Unfortunately, the results of both a and a_v2 are far from identity matrices. In fact, most of the entries were on the scale of +/- 1e1

We tried one final appoach that was adapted from Lu and Duan 2021. They exploit the Perron-Frobenius operator (PF)(solution to the Fokker-Planck equation) to analyze systems with non-Gaussian Levy noise in addition to Gaussian noise. We restricted their method to analyze our system which just has Guassian noise. We will describe the estimation procedure here, but for the theory, please see their paper.

First, we assume that the drift can be approximated as a linear combination of the dictionary functions, $b(x) \approx \psi(x)^\top C$ where $C$ is a $k\times d$ matrix. Next, we collect a sample of the finite differences between observations $S\in \mathbb{R}^{d\times m}$ where the jth column vector is
$$
S_j = (x_j - z_j)/h
$$
where $x_j$ is the jth snapshot vector and $z_j=x_{j+h}$ is the associated future value where we take time step $h=1$. To find the coeficient matrix $C$, we solve the following least squares problem
$$
min_{C} ||\Psi_X^\top C - S^\top||_F
$$
which leads to the solution
$$
\hat C = (\Psi_X \Psi_X)^{-1}(\Psi_XB^\top)
$$

In [None]:
B = np.zeros((d, m))
m_range = np.arange(m)
B = X[:, m_range] - Z[:, m_range]
# print("B shape:", B.shape)
# print("Psi_X transpose shape:", Psi_X_T.shape)
PsiMult = sp.linalg.inv(Psi_X @ Psi_X_T) @ Psi_X
C = PsiMult @ B.T
# Each col of matric C represents the coeficients in a linear combo of the dictionary functions that makes up each component of the drift vector. So each c_{} 
# print("C shape:", C.shape)

b_v3 = C.T @ Psi_X
# for l in range(5):
#     print(b_v3[:, l])

This new version of b reached good results, but not quite as good as either b or b_v2 from earlier.

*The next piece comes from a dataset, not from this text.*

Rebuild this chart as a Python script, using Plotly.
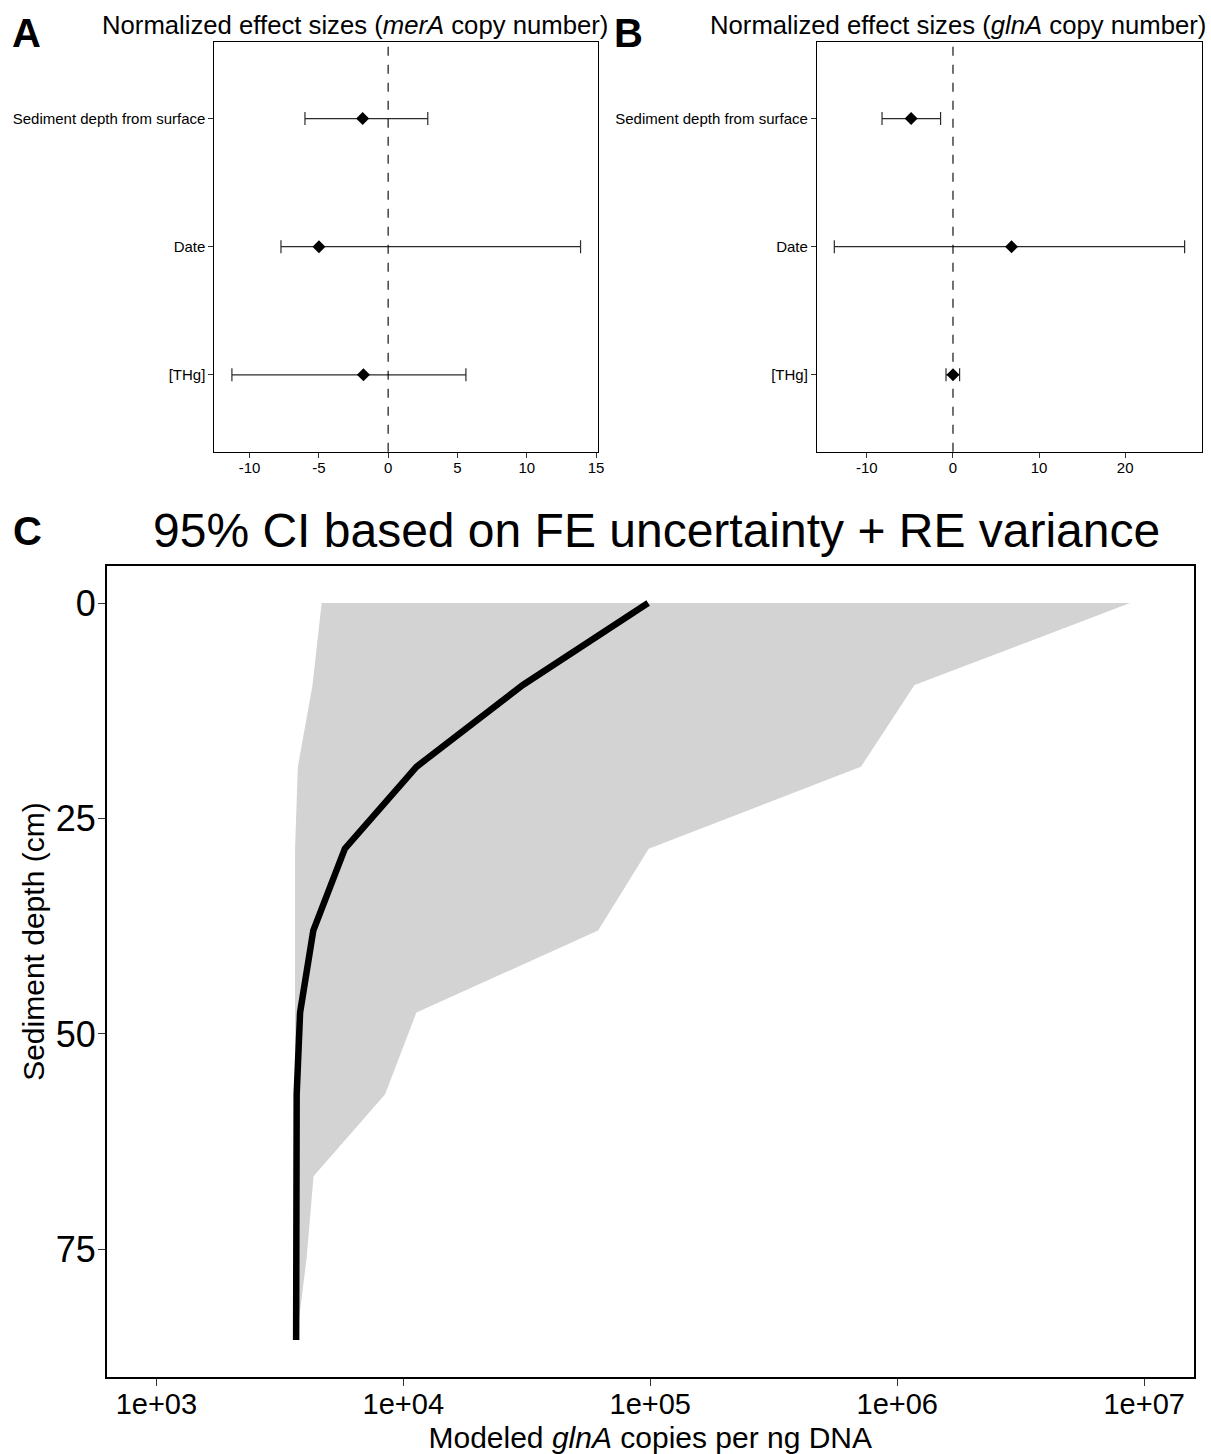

The entries were on the scale of +/- 1e-1.

Finally, to calculate the diffusion matrix using Li and Duan's approach, we make the same assumption about each element of the diffusion matrix as being approximated as a linear combination of the dictionary functions 
$$
a_{ij}(x) \approx d_ij \cdot \psi(x)
$$
where $d_ij = [d_{ij,1},\, \cdots,\, d_{ij,k}]^\top$. For the diffusion terms, we need to collect samples of the (cross) quadratic variation
$$
B_{ij} = h^{-1}[(x_{i,1}-z_{i,1})(x_{j,1}-z_{j,1})]
$$
where $i$ and $j$ represent the $i$-th and $j$-th components of the snapshot vectors. The resulting least squares problem to find the coeficients $d_{ij}$ for each ($i$, $j$) pair is
$$
||\Psi_X^\top d_{ij} - B_{ij}||
$$
which results in the estimate 
$$
\hat{d}_{ij} = (\Psi_X\Psi_X^\top)^{-1}(\Psi_X B_{ij})
$$
TODO: Figure out how to vectorize/matrix-ize for faster computation!

In [None]:
def a_v3(l):
    diffusionDictCoefs = np.empty((d, d, k))
    diffusionMat = np.empty((d, d))
    for i in range(d):
        for j in range(d):
            Bij = B[i]*B[j]
            diffusionDictCoefs[i, j] = PsiMult @ Bij
            diffusionMat[i, j] = np.dot(diffusionDictCoefs[i, j], Psi_X[:,l])
    return diffusionMat

This version of a  achieved the results we were hoping for and returned near identity matrices with numbers of about +/- 1e-1 in the entries outside the diagonal.